Opposition Unity Is Not a Numbers Game: Why Size Alone Cannot Cleanse a Tainted Record

The Independent

By the Independent Political Correspondent

Thursday, 5th February, 2026

The article “Challenges of Opposition Unity” By Brian Matambo dated 5th February 2026, in apparent response to the CF President Harry Kalaba’s appearance on Amb. Emmanuel Mwamba’s EMV raises important points about the enduring tension between principle and pragmatism within Zambia’s opposition politics. It correctly observes that unity efforts have repeatedly faltered, often collapsing under competing expectations of leadership, control, and electoral viability. However, in attempting to balance the argument, the article risks normalising a dangerous assumption: that electoral transferability and party size are sufficient justification for dominance within opposition alliances—regardless of history, conduct, or credibility.

While it may be factually accurate that the Patriotic Front (PF), even when contesting indirectly under the Tonse Alliance, still commands a loyal voter base, this reality cannot be divorced from why PF lost power in the first place. Elections are not merely arithmetic exercises; they are moral verdicts. Zambians did not vote PF out because it was small or ineffective. They voted PF out because of corruption, treachery, lawlessness, and savage political behaviour that had become systemic and intolerable.

To argue that PF’s continued vote-mobilising capacity automatically entitles it to anchor any opposition alliance is to ignore the deeper lesson of 2021. That election was not a rejection of PF’s organisational strength; it was a rejection of its values, conduct, and governance culture. Any unity arrangement that treats PF’s past as an inconvenience rather than a disqualifying burden risks reproducing the very conditions that drove citizens to demand change.

The by-election results in Chawama and Kasama, while politically instructive, should also be interpreted with caution. By-elections are low-turnout contests, often influenced by short-term mobilisation, historical loyalty, and protest voting rather than broad national endorsement. They do not constitute a moral reset, nor do they absolve PF of its record. Electoral relevance does not equal political rehabilitation.

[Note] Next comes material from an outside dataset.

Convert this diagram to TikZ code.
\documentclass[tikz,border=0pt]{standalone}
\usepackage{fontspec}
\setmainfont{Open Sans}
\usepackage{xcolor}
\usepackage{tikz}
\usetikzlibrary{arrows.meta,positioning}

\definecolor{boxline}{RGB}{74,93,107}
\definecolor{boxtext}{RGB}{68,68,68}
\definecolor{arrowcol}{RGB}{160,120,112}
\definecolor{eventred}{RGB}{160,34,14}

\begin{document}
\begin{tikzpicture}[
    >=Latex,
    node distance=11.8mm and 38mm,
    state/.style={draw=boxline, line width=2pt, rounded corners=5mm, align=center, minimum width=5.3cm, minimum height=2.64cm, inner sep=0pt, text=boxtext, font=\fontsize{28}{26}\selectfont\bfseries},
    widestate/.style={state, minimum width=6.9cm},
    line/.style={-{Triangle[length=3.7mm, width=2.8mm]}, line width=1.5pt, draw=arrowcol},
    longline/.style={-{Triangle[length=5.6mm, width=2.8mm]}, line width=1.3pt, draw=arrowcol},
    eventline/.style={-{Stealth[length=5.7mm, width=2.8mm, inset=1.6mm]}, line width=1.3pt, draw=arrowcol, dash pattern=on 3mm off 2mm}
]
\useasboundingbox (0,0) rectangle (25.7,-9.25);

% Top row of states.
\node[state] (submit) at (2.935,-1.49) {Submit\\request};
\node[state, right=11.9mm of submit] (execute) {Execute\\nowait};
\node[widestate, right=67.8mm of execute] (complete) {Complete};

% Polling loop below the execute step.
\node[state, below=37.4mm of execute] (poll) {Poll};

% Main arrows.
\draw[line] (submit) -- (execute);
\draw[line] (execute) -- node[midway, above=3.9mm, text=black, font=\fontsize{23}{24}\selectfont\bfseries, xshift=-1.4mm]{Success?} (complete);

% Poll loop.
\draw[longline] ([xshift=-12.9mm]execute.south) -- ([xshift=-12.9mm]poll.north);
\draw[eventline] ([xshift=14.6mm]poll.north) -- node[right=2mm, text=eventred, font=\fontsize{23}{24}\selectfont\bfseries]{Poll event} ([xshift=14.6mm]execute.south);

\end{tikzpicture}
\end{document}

More importantly, the article understates a critical concern raised by Citizens First and other stakeholders: unity that is structured around PF dominance is not unity—it is absorption. When one party insists on providing the presidential candidate, controlling the secretariat, and setting the rules, the alliance ceases to be a partnership. It becomes a vehicle for political resurrection, not national renewal.

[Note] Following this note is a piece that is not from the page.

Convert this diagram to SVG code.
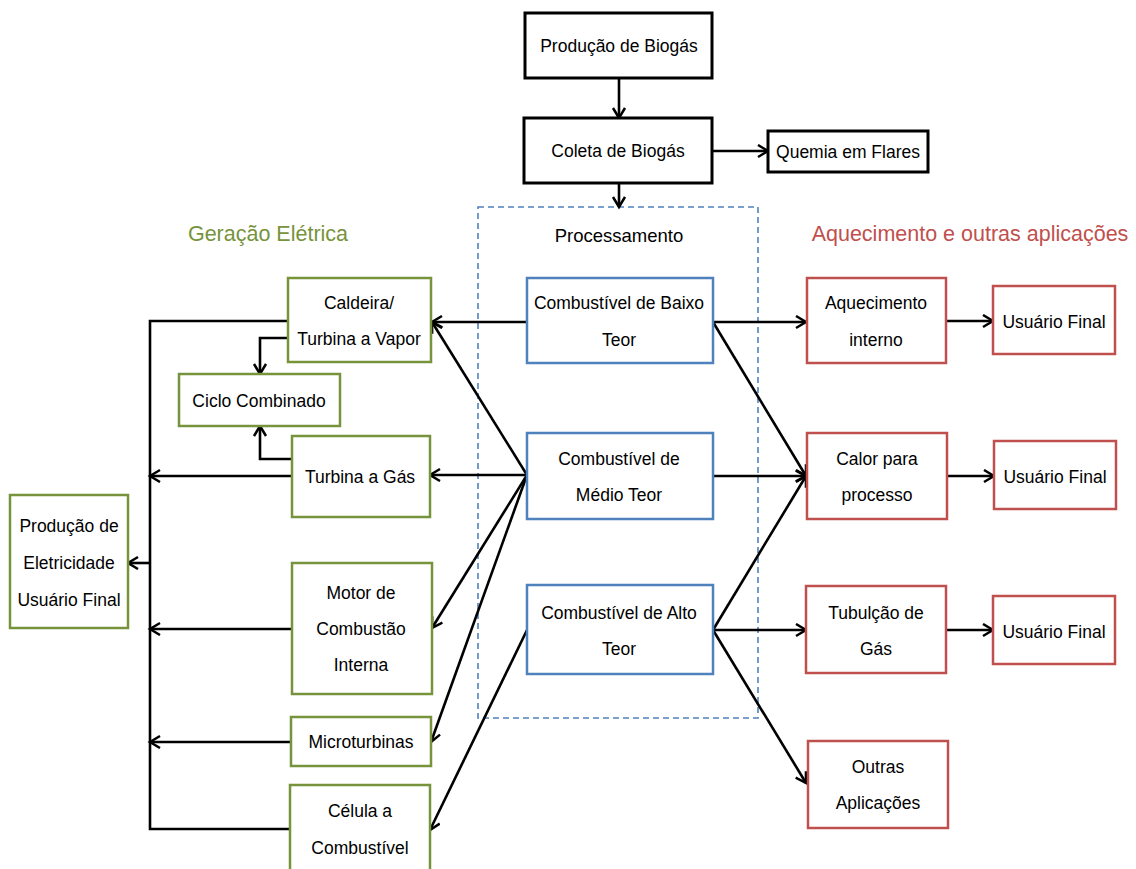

The Tonse Alliance itself illustrates this danger. What was once sold as a broad-based coalition of equals increasingly resembles a recycling centre for old habits: internal manipulation, exclusionary decision-making, and the same political treachery that characterised PF’s final years in power. The behaviour that Zambians rejected at the ballot has not been abandoned; it has merely changed packaging.

Harry Kalaba’s position, therefore, should not be dismissed as idealistic or naïve. His insistence on equality, ideological clarity, and mutual respect is not a refusal to confront electoral realities; it is a refusal to mortgage the future for short-term arithmetic. Zambia does not suffer from a shortage of votes—it suffers from a shortage of trust. And trust cannot be rebuilt by pretending that numbers alone can wash away a legacy of corruption and abuse.

Yes, PF may be the bigger party by residual support. But size is not virtue. Influence is not innocence. And numbers do not confer moral authority. PF was voted out because of corruption, treachery, and savage behaviour—traits that, alarmingly, continue to surface under the Tonse Alliance. Any opposition unity that ignores this truth is not offering Zambia an alternative; it is offering a rerun.

If unity is to mean anything, it must be built not just on who can mobilise votes, but on who can command public confidence. Otherwise, citizens will rightly ask: unity for what purpose, and at what cost?